The deficit will not let him either. Treasury net issuance is running well above the prior four-quarter average, and breakevens have been climbing since February. A chair that cuts into rising inflation expectations does not get easing. He gets a steeper curve, a weaker dollar, and a credibility problem that takes 18 months to repair. Warsh knows this. He spent five years on the FOMC. He is not going to spend his first six months as chair re-running the 1970s.

And the July inflation print will not let him. The 60 to 90-day lag from Brent crude to core CPI puts the worst of the oil pass-through in the August and September data, which is exactly when the market currently expects the first cut to land. The data will not cooperate with the timeline.

The Trade Nobody Is Making

The trade nobody is making is the one that follows from the upcoming Fed rate decision. The investors repositioning this week on the assumption that a new chair means a new policy path are making the same mistake the futures market just spent four months unwinding. They are assuming that institutional posture changes when personnel change. It does not. The Fed is not the chair. The Fed is the committee, the staff, the framework review, the dot plot, and the inflation data. Powell leaves. The constraint stays.

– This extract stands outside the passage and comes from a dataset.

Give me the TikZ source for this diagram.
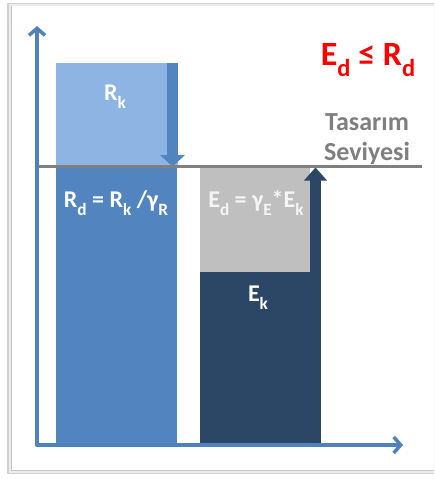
\documentclass[tikz,border=0pt]{standalone}
\usepackage{fontspec}
\setmainfont{Carlito}
\usetikzlibrary{arrows.meta}
\definecolor{axisblue}{HTML}{4F81BD}
\definecolor{rklight}{HTML}{8EB4E3}
\definecolor{rdblue}{HTML}{5284C0}
\definecolor{edgray}{HTML}{BFBFBF}
\definecolor{eknavy}{HTML}{2C4665}
\definecolor{levelgray}{HTML}{808080}
\definecolor{textgray}{HTML}{7F7F7F}
\newcommand\lowsub[1]{\raisebox{-0.32em}{\fontsize{0.72em}{0.8em}\selectfont #1}}
\tikzset{
  axisline/.style={draw=axisblue, line width=3.5pt, line cap=round,
    -{Straight Barb[length=7pt,width=16pt,line width=3.5pt]}},
  whitelabel/.style={text=white, font=\fontsize{24}{26}\selectfont\bfseries, inner sep=0pt},
  graylabel/.style={text=textgray, font=\fontsize{26}{28}\selectfont\bfseries, inner sep=0pt},
}
\begin{document}
\begin{tikzpicture}[x=1pt,y=-1pt]
\useasboundingbox (0,0) rectangle (434,479);
\fill[white] (0,0) rectangle (434,479);
% frame with shadow
\begin{scope}
\clip (0,0) rectangle (434,479);
\fill[gray!35] (7,3) rectangle (450,474);
\fill[gray!15] (9,4) rectangle (450,473);
\fill[white] (11,6) rectangle (450,470);
\draw[gray!45, line width=1pt] (11,6) -- (11,470) -- (450,470);
\end{scope}
% bars
\fill[rklight] (56,63) rectangle (178,166);
\fill[rdblue] (56,168) rectangle (177,445);
\fill[rdblue] (167,63) rectangle (178,155);
\fill[rdblue] (160,155) -- (185,155) -- (172.5,166.5) -- cycle;
\fill[edgray] (200,168) rectangle (310,272);
\fill[eknavy] (200,272) rectangle (321,445);
\fill[eknavy] (310,180) rectangle (321,272);
\fill[eknavy] (304,180.5) -- (327,180.5) -- (315.5,167.5) -- cycle;
% design level
\coordinate (lvlA) at (38,166);
\coordinate (lvlB) at (422,166);
\draw[levelgray, line width=3pt] (lvlA) -- (lvlB);
% axes
\coordinate (origin) at (37,445);
\coordinate (ytip) at (37,26);
\coordinate (xtip) at (403,445);
\draw[axisline] (origin) -- (ytip);
\draw[axisline] (origin) -- (xtip);
% labels
\node[whitelabel] (rk) at (115,97) {R\lowsub{k}};
\node[whitelabel] (rd) at (116,203) {R\lowsub{d} = R\lowsub{k} /γ\lowsub{R}};
\node[whitelabel, text=white!92!gray] (ed) at (256,203) {E\lowsub{d} = γ\lowsub{E}*E\lowsub{k}};
\node[whitelabel] (ek) at (258,298) {E\lowsub{k}};
\node[text=red, font=\fontsize{34}{36}\selectfont\bfseries, inner sep=0pt] (cond) at (368,60) {E\lowsub{d} ≤ R\lowsub{d}};
\node[graylabel] (tas) at (367,122) {Tasarım};
\node[graylabel] (sev) at (367,153) {Seviyesi};
\end{tikzpicture}
\end{document}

The investors who understand this are not waiting for Wednesday. They positioned in February when the Iran war began. They are not buying the Warsh-confirmation rally if it comes. They are selling into it.

That is the actual story this week. Not the chair handoff. The continuity nobody is pricing.

Frequently Asked Questions

When is the next Fed rate decision?

The Federal Reserve announces its decision on Wednesday, April 29, at 2:00 p.m. ET, followed by Chair Jerome Powell’s press conference at 2:30 p.m. ET. This is widely expected to be Powell’s final meeting as chair before Kevin Warsh takes over.

Will the Fed cut rates this week?

No. Futures markets price a 100 percent probability of a hold at the current 3.50 to 3.75 percent target range. The more important signal will come from forward guidance in the statement and Powell’s press conference.

What happens to my portfolio if Warsh is confirmed and pushes for cuts?

A single chair cannot cut rates alone. Instead, the entire committee votes. Vanguard’s Adam Schickling told Reuters that changing one member is not enough to change the policy path. Warsh would need time to build credibility with the committee, which means even an aggressive chair faces a delay before policy actually moves.

How should retail investors position for this Fed rate decision?

The three concrete moves are: audit every equity holding for free cash flow yield, add an explicit inflation-hedge sleeve sized by risk contribution rather than dollar amount, and cap long-duration bond exposure at the level you can hold through another 100 basis points of rate moves.